Through the efforts of Ives in the 1890s, then a member of the city council, an ordinance was passed authorizing the erection of an art building in Forest Park. There was, however, no funding for such a structure. It was not until the Louisiana Purchase Exposition, or St. Louis World's Fair, that such a plan could become a reality. Ives was chosen to be the Chief of the Department of Art at the exposition. This would be his sixth participation in such an exhibition. He had the same assistant-chief that he had worked with during Chicago's Expo, and they worked to surpass this previous fair, and also the Paris Exposition Universelle (1900) in every way that they were able.

At the close of the Exposition, the structure that had housed the art show of the fair, was presented to the city of St. Louis as the permanent home of the art collection Ives ran. Ives introduced a bill into the General Assembly for an art tax to support the maintenance of the museum. The bill was approved by the citizens of St. Louis by a nearly 4-to-1 margin. However, the city's controller refused to distribute the tax to the museum's board of control, as it was not a municipal entity and so had no right to funds from taxes. The controller's position was upheld in 1908 by the Missouri Supreme Court. This caused the formal separation of the museum from the university in 1909. As a result, the museum became a public entity. The university agreed to lend its collection and Halsey Ives to continue to direct it. The institution was renamed the City Art Museum.
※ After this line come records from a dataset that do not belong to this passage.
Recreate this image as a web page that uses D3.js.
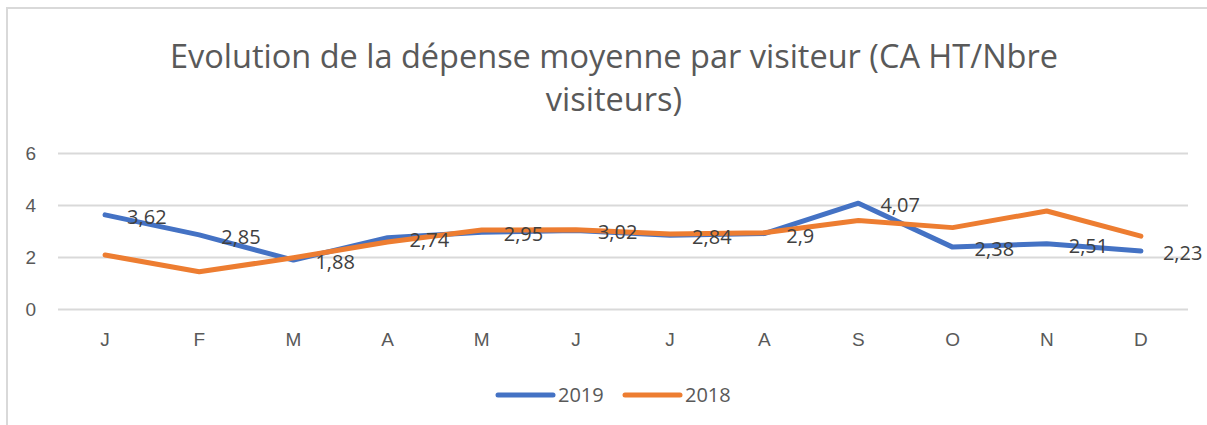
<!DOCTYPE html>
<html>
<head>
<meta charset="utf-8" />
<title>Dépense moyenne par visiteur</title>
<style>
  body { margin: 0; background: #fff; }
  svg { display: block; font-family: "Open Sans", sans-serif; }
</style>
</head>
<body>
<svg width="1207" height="425"></svg>
<script src="https://cdn.jsdelivr.net/npm/d3@7/dist/d3.min.js"></script>
<script>
var mois = ['J', 'F', 'M', 'A', 'M', 'J', 'J', 'A', 'S', 'O', 'N', 'D'];
var valeurs2019 = [3.62, 2.85, 1.88, 2.74, 2.95, 3.02, 2.84, 2.9, 4.07, 2.38, 2.51, 2.23];
var valeurs2018 = [2.08, 1.43, 1.97, 2.58, 3.04, 3.05, 2.88, 2.93, 3.4, 3.13, 3.77, 2.8];
var yTicks = [0, 2, 4, 6];
var titre = ['Evolution de la dépense moyenne par visiteur (CA HT/Nbre', 'visiteurs)'];

var series = [
    { nom: '2019', valeurs: valeurs2019, couleur: '#4472C4' },
    { nom: '2018', valeurs: valeurs2018, couleur: '#ED7D31' }
];

var svg = d3.select('svg');
var gauche = 58, droite = 1188, haut = 153, bas = 309;

// cadre
svg.append('path')
    .attr('d', 'M7,425 V8 H1207')
    .attr('fill', 'none')
    .attr('stroke', '#d9d9d9')
    .attr('stroke-width', 2);

// titre
svg.selectAll('.titre')
    .data(titre)
    .enter()
    .append('text')
    .attr('class', 'titre')
    .attr('x', 614)
    .attr('y', function (d, i) { return 68 + i * 43; })
    .attr('text-anchor', 'middle')
    .attr('font-size', 32.5)
    .attr('fill', '#595959')
    .text(function (d) { return d; });

var x = d3.scaleBand()
    .domain(d3.range(mois.length))
    .range([gauche, droite]);

var y = d3.scaleLinear()
    .domain([0, 6])
    .range([bas, haut]);

// grille
var axeY = d3.axisLeft(y)
    .tickValues(yTicks)
    .tickFormat(d3.format('d'))
    .tickSize(-(droite - gauche))
    .tickPadding(22);

svg.append('g')
    .attr('transform', 'translate(' + gauche + ',0)')
    .call(axeY)
    .call(function (g) {
        g.select('.domain').remove();
        g.selectAll('line').attr('stroke', '#d9d9d9').attr('stroke-width', 2);
        g.selectAll('text').attr('font-size', 19).attr('fill', '#595959')
            .attr('font-family', 'inherit');
    });

var axeX = d3.axisBottom(x)
    .tickFormat(function (i) { return mois[i]; })
    .tickSize(0)
    .tickPadding(24);

svg.append('g')
    .attr('transform', 'translate(0,' + bas + ')')
    .call(axeX)
    .call(function (g) {
        g.select('.domain').remove();
        g.selectAll('text').attr('font-size', 19).attr('fill', '#595959')
            .attr('font-family', 'inherit');
    });

var ligne = d3.line()
    .x(function (d, i) { return x(i) + x.bandwidth() / 2; })
    .y(function (d) { return y(d); });

series.forEach(function (s) {
    svg.append('path')
        .datum(s.valeurs)
        .attr('d', ligne)
        .attr('fill', 'none')
        .attr('stroke', s.couleur)
        .attr('stroke-width', 5)
        .attr('stroke-linecap', 'round')
        .attr('stroke-linejoin', 'round');
});

// étiquettes de données (2019)
var fmt = function (v) { return String(v).replace('.', ','); };
svg.append('g')
    .selectAll('text')
    .data(valeurs2019)
    .enter()
    .append('text')
    .attr('x', function (d, i) { return x(i) + x.bandwidth() / 2 + 22; })
    .attr('y', function (d) { return y(d) + 9; })
    .attr('font-size', 20)
    .attr('fill', '#404040')
    .text(fmt);

// légende
var legende = svg.append('g').attr('transform', 'translate(498,395)');
var pos = [0, 127];
series.forEach(function (s, i) {
    var g = legende.append('g').attr('transform', 'translate(' + pos[i] + ',0)');
    g.append('line')
        .attr('x1', 0).attr('x2', 55)
        .attr('stroke', s.couleur)
        .attr('stroke-width', 5)
        .attr('stroke-linecap', 'round');
    g.append('text')
        .attr('x', 60)
        .attr('y', 7)
        .attr('font-size', 20)
        .attr('fill', '#595959')
        .text(s.nom);
});
</script>
</body>
</html>
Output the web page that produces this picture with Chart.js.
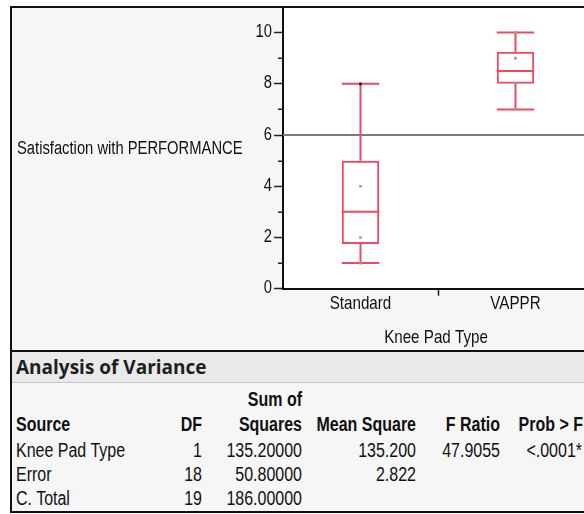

Art should be a matter of every-day enjoyment and use to every normally-constituted man, woman, and child.
— Halsey Cooley Ives, Stevens, Walter B. (ed.) 1915, Halsey Cooley Ives, LL.D. 1847-1911; Founder of the St. Louis School of Fine Arts; First Director of the City Art Museum of St. Louis, Ives Memorial Society, Saint Louis, MO

He died in London in 1911.

The Saint Louis Art Museum retains the personal papers of Halsey Ives.